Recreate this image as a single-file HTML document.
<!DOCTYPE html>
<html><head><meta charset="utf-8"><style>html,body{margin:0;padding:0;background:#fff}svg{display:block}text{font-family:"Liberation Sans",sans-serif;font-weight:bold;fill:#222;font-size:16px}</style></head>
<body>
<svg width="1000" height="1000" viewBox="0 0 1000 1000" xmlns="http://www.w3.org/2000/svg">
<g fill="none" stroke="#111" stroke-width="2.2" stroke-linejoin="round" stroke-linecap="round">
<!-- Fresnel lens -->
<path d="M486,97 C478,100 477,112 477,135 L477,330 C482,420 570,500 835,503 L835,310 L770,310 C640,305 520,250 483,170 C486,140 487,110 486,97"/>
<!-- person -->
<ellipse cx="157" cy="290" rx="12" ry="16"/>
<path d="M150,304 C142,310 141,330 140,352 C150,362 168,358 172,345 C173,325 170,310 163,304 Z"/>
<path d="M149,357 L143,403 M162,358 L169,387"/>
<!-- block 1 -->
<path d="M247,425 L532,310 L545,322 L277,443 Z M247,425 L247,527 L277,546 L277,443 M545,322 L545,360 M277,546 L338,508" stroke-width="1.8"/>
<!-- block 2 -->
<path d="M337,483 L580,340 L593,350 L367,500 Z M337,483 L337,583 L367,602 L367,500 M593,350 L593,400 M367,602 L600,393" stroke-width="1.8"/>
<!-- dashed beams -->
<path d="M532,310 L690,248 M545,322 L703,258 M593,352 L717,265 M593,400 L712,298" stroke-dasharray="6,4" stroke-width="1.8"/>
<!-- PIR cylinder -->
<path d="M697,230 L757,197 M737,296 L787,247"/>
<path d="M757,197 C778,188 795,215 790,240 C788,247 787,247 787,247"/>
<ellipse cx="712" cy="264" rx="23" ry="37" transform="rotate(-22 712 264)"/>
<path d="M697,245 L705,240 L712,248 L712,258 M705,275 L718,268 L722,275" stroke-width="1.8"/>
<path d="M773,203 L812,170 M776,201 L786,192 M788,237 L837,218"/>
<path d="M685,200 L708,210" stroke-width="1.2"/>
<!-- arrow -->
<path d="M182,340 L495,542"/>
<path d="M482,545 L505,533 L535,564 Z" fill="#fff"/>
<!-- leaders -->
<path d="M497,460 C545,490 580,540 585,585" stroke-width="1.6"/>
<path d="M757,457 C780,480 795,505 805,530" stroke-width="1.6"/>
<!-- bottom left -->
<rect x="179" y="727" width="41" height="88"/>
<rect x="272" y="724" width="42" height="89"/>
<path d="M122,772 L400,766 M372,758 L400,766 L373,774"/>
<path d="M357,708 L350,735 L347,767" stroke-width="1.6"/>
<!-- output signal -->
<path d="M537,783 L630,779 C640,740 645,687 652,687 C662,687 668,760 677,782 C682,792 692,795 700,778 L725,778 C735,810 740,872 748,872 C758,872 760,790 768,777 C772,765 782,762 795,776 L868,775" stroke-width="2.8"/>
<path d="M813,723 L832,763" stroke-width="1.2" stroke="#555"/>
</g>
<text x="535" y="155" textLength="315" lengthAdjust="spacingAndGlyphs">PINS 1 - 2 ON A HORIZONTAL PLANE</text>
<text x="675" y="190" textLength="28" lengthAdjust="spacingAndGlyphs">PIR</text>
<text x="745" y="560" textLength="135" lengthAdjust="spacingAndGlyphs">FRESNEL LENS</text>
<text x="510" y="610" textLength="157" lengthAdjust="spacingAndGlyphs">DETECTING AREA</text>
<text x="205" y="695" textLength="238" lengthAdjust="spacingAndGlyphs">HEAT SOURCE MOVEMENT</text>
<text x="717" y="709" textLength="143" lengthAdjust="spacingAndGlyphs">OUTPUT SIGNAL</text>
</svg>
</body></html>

---

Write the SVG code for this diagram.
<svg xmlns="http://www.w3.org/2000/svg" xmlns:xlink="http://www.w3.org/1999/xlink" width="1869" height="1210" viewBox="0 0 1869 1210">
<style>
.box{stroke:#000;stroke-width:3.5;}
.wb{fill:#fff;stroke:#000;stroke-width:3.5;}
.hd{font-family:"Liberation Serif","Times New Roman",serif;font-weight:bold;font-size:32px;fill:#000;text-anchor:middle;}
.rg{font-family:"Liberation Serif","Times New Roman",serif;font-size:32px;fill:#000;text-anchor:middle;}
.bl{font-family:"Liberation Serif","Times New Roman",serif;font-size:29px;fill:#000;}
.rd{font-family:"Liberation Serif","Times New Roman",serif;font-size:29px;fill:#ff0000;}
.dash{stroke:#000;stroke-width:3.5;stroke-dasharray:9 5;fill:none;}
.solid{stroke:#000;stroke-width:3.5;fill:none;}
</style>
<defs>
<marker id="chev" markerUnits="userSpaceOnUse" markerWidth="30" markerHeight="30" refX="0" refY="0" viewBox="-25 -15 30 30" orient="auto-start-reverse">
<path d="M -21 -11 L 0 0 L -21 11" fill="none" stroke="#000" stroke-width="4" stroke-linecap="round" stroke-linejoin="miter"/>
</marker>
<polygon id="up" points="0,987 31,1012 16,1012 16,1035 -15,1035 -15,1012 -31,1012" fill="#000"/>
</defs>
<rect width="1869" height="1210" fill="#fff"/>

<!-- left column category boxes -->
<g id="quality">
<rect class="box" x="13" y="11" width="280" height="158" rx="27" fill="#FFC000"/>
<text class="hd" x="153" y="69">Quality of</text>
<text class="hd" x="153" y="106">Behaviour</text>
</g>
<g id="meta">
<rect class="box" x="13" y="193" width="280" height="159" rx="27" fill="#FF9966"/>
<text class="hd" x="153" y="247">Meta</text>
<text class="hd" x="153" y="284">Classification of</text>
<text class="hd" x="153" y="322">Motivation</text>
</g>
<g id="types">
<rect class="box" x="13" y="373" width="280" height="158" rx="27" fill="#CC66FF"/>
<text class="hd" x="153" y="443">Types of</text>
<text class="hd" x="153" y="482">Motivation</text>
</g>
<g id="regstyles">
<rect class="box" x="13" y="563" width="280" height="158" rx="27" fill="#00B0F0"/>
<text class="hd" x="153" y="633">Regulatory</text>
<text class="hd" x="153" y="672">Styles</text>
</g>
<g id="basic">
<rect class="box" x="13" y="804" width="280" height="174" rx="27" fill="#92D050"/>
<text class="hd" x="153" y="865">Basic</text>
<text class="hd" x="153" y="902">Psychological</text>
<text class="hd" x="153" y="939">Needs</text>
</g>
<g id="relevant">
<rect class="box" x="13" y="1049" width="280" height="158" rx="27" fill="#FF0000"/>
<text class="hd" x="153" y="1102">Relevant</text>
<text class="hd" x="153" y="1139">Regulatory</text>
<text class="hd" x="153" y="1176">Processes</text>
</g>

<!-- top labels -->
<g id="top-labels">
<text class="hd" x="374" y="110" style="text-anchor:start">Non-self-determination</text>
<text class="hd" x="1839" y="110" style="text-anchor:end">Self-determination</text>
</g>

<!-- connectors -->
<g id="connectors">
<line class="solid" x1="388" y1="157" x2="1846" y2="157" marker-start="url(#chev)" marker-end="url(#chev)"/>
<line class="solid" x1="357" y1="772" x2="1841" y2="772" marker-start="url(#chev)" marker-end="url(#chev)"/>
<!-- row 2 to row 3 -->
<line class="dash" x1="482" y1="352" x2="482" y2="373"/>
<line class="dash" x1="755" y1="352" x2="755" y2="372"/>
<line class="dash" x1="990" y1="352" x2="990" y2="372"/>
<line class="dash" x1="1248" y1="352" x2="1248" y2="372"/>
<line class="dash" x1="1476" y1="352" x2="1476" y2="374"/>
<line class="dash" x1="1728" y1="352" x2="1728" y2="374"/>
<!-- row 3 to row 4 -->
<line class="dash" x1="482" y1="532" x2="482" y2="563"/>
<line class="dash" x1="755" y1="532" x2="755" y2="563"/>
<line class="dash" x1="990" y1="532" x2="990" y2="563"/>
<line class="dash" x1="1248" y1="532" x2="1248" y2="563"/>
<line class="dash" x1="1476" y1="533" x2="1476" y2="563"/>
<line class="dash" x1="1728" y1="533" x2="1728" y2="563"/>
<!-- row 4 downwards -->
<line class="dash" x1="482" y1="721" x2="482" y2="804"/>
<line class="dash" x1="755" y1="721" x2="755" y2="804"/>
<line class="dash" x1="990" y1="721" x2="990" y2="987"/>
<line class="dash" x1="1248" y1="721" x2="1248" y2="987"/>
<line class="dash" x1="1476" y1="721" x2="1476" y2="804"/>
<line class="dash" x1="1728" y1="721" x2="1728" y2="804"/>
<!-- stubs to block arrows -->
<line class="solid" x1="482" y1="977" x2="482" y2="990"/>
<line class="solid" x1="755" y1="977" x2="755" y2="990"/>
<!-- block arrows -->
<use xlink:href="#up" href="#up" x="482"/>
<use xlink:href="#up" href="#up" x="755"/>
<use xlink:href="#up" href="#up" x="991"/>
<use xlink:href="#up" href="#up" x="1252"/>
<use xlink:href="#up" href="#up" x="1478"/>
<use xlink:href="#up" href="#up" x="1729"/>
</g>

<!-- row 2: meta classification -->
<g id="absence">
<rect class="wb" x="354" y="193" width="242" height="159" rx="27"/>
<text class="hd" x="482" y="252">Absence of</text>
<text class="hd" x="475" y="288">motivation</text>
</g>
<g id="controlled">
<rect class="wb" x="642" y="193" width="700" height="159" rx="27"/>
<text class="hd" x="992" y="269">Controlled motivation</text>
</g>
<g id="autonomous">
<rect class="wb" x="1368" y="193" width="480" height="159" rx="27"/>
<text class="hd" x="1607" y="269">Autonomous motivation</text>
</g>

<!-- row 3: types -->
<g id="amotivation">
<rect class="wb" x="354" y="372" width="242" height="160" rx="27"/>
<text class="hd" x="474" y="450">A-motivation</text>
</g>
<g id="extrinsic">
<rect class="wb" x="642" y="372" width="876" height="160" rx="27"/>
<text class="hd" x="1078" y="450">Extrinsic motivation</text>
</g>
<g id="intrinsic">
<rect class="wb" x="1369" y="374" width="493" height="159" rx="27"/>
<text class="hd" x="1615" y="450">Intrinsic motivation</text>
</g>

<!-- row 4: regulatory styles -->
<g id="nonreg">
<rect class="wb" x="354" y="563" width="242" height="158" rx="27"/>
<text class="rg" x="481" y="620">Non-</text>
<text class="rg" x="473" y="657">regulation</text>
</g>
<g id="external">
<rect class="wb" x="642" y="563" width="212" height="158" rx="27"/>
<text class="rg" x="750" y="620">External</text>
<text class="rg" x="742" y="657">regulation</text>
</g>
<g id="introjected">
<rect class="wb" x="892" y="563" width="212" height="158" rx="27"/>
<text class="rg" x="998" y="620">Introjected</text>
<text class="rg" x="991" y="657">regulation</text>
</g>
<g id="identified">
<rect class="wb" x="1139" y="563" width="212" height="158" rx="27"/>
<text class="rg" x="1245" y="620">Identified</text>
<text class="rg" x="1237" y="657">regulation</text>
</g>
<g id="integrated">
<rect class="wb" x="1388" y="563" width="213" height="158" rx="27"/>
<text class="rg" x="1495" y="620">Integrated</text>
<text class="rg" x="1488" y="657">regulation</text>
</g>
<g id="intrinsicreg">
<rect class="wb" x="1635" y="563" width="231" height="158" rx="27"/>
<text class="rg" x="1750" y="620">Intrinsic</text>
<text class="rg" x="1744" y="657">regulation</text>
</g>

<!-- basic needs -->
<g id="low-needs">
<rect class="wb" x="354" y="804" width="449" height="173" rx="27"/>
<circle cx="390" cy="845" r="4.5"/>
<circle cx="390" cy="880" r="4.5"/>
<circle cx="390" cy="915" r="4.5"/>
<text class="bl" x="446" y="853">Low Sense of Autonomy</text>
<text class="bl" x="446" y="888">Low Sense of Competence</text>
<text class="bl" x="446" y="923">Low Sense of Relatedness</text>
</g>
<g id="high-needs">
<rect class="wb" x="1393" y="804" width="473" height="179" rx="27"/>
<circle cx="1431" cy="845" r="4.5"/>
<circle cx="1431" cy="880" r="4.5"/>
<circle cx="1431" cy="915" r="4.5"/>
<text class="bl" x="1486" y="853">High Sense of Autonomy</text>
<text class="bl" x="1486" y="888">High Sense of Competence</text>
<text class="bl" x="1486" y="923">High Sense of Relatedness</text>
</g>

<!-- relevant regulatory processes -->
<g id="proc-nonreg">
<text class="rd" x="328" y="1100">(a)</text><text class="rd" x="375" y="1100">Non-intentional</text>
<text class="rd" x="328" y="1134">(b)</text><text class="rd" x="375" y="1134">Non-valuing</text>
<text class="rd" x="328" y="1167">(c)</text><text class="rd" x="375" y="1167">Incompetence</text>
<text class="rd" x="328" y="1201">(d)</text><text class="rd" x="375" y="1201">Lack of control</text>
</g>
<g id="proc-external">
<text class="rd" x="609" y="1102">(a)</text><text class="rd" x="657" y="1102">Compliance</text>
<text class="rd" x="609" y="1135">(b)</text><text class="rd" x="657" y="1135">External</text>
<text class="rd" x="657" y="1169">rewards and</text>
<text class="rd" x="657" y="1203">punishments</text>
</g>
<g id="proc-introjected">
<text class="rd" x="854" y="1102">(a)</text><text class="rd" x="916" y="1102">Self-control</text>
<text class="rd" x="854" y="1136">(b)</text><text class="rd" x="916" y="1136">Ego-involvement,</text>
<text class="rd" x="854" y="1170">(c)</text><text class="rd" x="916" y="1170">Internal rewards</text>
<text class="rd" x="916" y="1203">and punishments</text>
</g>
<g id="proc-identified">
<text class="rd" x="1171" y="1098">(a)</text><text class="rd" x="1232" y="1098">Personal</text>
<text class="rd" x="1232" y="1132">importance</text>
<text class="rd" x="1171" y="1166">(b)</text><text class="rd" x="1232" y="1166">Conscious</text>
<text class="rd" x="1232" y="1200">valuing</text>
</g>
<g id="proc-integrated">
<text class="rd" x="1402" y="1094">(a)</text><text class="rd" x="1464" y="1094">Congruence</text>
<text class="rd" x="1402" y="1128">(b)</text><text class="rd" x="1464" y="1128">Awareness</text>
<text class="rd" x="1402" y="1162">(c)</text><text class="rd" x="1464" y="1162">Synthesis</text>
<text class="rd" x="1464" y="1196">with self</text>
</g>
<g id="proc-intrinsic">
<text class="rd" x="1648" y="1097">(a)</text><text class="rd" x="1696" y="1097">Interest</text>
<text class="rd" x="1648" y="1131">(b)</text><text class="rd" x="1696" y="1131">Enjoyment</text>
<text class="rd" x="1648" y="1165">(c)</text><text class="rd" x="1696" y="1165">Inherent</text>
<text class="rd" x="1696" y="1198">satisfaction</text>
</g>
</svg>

...

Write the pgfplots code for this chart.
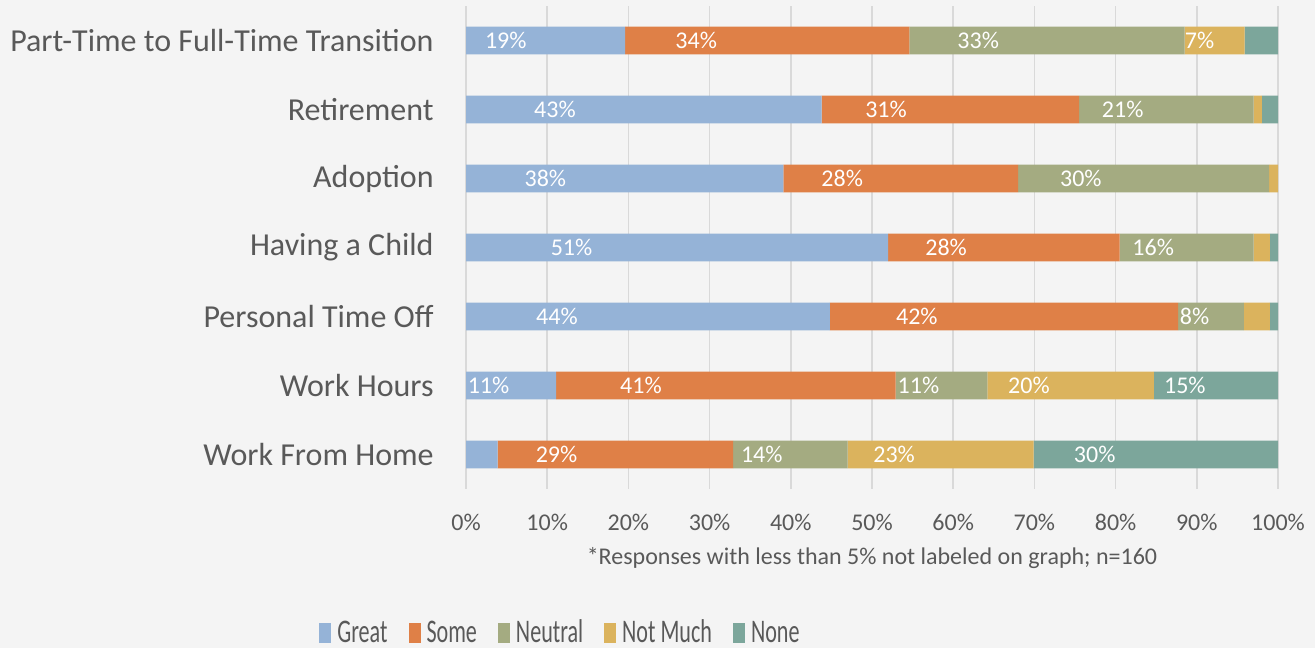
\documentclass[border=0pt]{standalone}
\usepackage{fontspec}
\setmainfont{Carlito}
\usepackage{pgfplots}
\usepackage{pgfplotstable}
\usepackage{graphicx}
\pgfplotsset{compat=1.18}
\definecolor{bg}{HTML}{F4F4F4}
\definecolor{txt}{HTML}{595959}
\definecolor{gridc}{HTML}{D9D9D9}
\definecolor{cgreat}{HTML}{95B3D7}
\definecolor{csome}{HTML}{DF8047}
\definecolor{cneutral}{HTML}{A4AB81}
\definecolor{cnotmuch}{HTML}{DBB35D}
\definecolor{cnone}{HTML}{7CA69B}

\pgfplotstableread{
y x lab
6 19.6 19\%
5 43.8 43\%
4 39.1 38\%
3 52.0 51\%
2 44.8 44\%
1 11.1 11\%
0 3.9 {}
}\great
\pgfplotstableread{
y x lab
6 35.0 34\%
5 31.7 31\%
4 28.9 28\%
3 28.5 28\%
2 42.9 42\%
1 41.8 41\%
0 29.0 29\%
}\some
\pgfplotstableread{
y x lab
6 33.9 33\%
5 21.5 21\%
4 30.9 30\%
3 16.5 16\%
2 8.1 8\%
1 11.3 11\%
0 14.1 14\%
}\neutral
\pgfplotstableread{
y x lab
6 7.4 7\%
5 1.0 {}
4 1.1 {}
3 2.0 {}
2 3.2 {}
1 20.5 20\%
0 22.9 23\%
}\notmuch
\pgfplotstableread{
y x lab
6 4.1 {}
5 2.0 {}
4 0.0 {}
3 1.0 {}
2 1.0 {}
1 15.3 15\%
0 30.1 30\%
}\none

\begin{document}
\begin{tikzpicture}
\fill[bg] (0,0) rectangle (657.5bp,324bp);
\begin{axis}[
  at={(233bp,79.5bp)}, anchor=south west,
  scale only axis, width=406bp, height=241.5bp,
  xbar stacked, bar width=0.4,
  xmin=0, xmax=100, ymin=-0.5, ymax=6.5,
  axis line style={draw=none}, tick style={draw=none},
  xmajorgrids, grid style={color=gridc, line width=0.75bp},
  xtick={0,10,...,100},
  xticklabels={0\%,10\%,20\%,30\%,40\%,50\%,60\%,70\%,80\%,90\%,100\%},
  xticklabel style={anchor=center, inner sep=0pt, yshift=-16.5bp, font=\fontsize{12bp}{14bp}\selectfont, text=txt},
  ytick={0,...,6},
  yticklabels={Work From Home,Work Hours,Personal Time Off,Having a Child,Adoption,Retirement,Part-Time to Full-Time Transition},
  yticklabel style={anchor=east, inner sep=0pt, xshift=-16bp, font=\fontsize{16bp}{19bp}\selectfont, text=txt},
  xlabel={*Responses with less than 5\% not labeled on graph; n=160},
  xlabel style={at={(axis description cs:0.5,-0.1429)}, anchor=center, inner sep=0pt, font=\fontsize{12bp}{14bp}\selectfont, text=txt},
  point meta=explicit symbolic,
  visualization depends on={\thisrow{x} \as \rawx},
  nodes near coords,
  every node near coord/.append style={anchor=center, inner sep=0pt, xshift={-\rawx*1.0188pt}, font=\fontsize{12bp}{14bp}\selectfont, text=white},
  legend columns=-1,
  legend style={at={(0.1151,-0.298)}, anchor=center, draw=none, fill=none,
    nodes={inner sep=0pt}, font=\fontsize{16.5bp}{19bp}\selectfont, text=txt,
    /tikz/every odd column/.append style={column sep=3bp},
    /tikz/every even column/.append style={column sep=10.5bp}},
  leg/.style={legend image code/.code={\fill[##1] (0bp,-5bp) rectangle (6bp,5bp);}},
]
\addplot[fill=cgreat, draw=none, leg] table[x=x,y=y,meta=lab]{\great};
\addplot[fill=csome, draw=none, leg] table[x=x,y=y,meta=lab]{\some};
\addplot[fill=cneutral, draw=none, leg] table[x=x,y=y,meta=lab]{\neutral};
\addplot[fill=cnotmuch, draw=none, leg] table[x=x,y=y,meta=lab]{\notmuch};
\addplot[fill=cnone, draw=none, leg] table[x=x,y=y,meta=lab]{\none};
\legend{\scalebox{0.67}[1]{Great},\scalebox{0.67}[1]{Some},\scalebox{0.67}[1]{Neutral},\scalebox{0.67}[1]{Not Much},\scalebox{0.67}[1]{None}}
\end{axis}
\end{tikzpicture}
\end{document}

Task instructions:
From the entries above, copy each line holding "image".

Problem solution:
Recreate this image as a single-file HTML document.
  leg/.style={legend image code/.code={\fill[##1] (0bp,-5bp) rectangle (6bp,5bp);}},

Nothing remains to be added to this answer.